After perusing the Airbnb app for a few days, I stumbled upon an amazing deal. A beautiful, modern cabin in Pennysylvania. Access to a lake. The host was offering a 70% discount, if rented for an entire month. What normally would have cost $10,000 would cost $3,000. I had never seen a deal like that before. Excited, I made the reservation.
A few days passed. Then something unexpected happened. I was doing my morning prayers, and the trip I had reserved came to mind. I felt uneasiness in my heart and mind. An inexplicable sense of worry. I tried to push it off. I went on with the rest of my day.
But later that night, when I went to pray again, I experienced the same thing.
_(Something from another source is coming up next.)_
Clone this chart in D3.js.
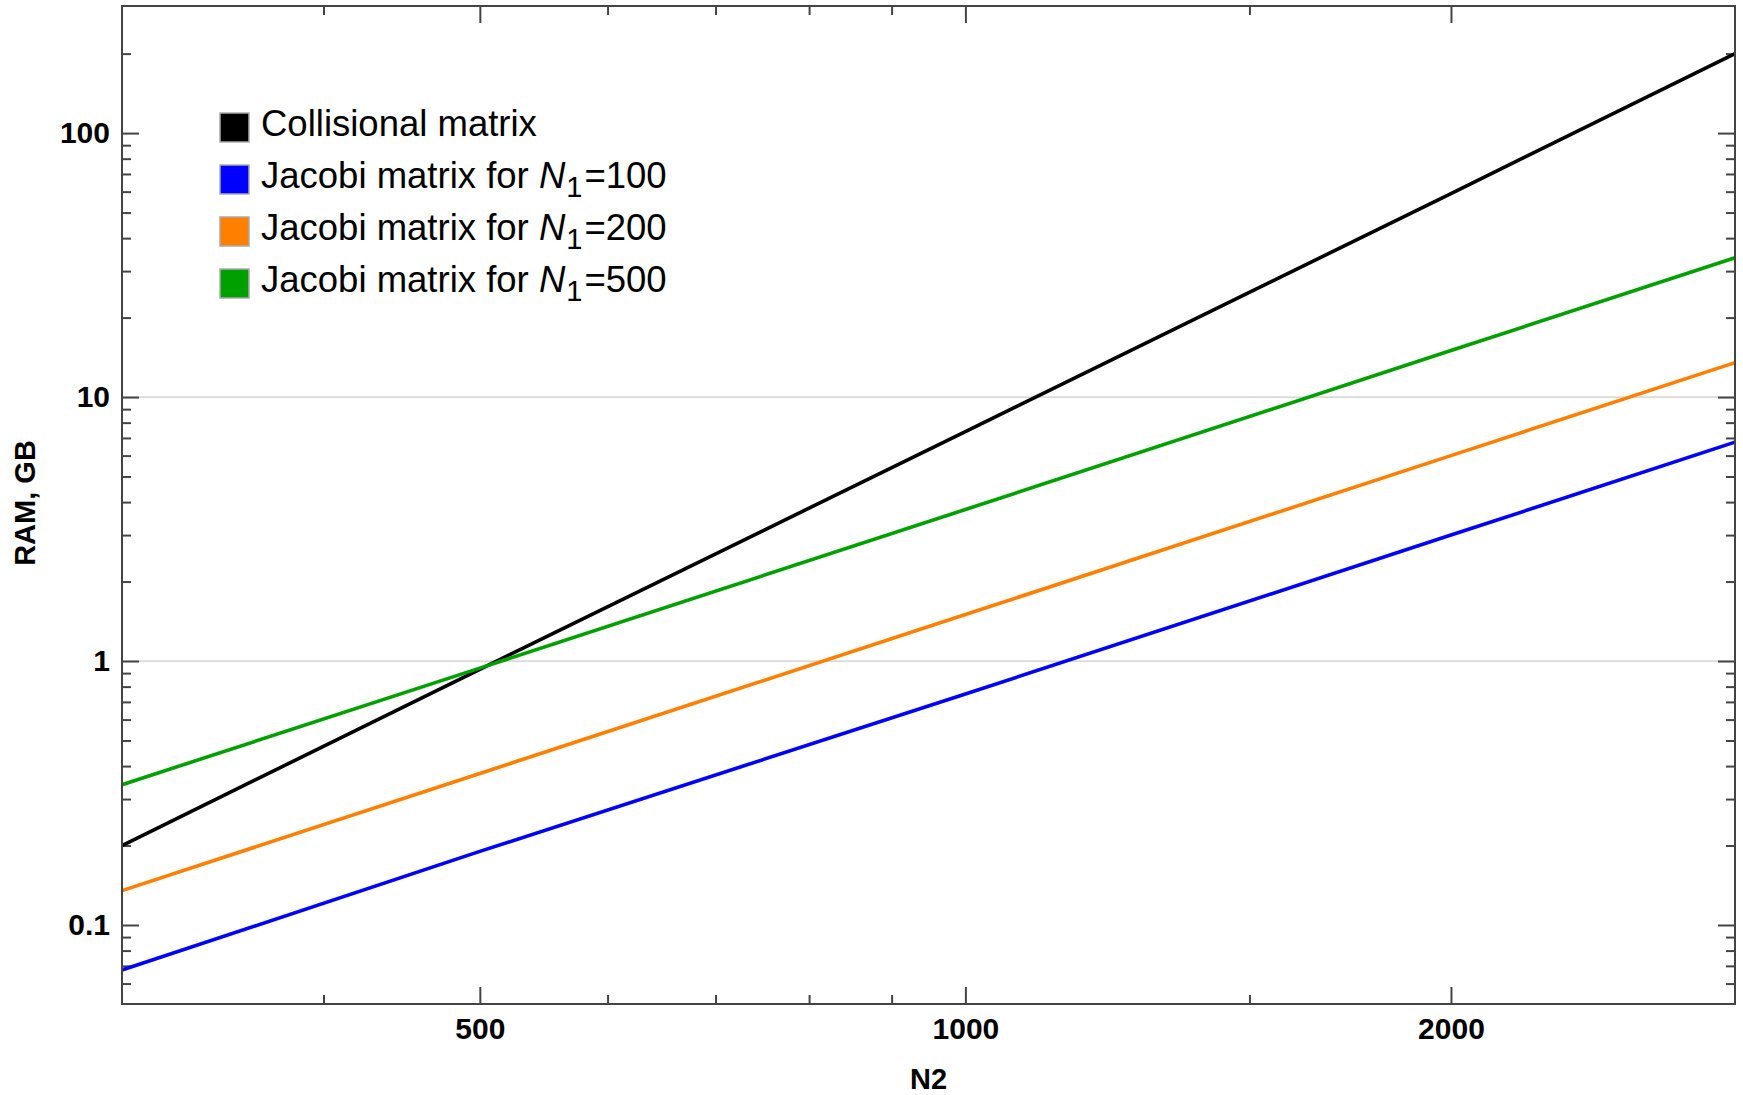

Worry. Apprehension. Uneasiness regarding the trip. And not only that, but the uneasiness even spread to my bible reading as well. I could barely read a chapter.
From a logical perspective, I couldn't understand it. It was a beautiful home. Very highly rated by prior guests. It was an incredible deal. I couldn't identify any specific reason why we shouldn't go. But from that point on, whenever I went to pray or read the bible, my heart started to beat fast, and I couldn’t focus.
Finally, and reluctantly, I went to the Airbnb app and canceled my reservation. Immediately the uneasiness went away, and I was able to pray and read the bible like normal again.
Philippians 4:6-7
Be careful for nothing; but in every thing by prayer and supplication with thanksgiving let your requests be made known unto God.
[7] And the peace of God, which passeth all understanding, shall keep your hearts and minds through Christ Jesus.
Here, the bible promises us that when we pray, we will experience the “peace of God” in our hearts and minds.
As I said before, discerning God's will can be tricky. And I definitely don’t have all the answers. But I can give you one tip: if you’re ever praying about something, and you don’t experience the “peace of God, which passeth all understanding;” instead you experience the exact opposite - worry, uneasiness, and apprehension - that could be a sign that is not the route God wants you to take. On the other hand, if you do possess perfect peace regarding a particular decision, that could be a sign you’ve chosen the right path.
I don't know why God didn't want my family to go on that trip. But I do know this - after having canceled the trip, the stress and uneasiness completely went away. I can pray normal again. I can read the bible normal again. And as nice as that trip would have been, maintaining peace with God in my heart is infinitely more important.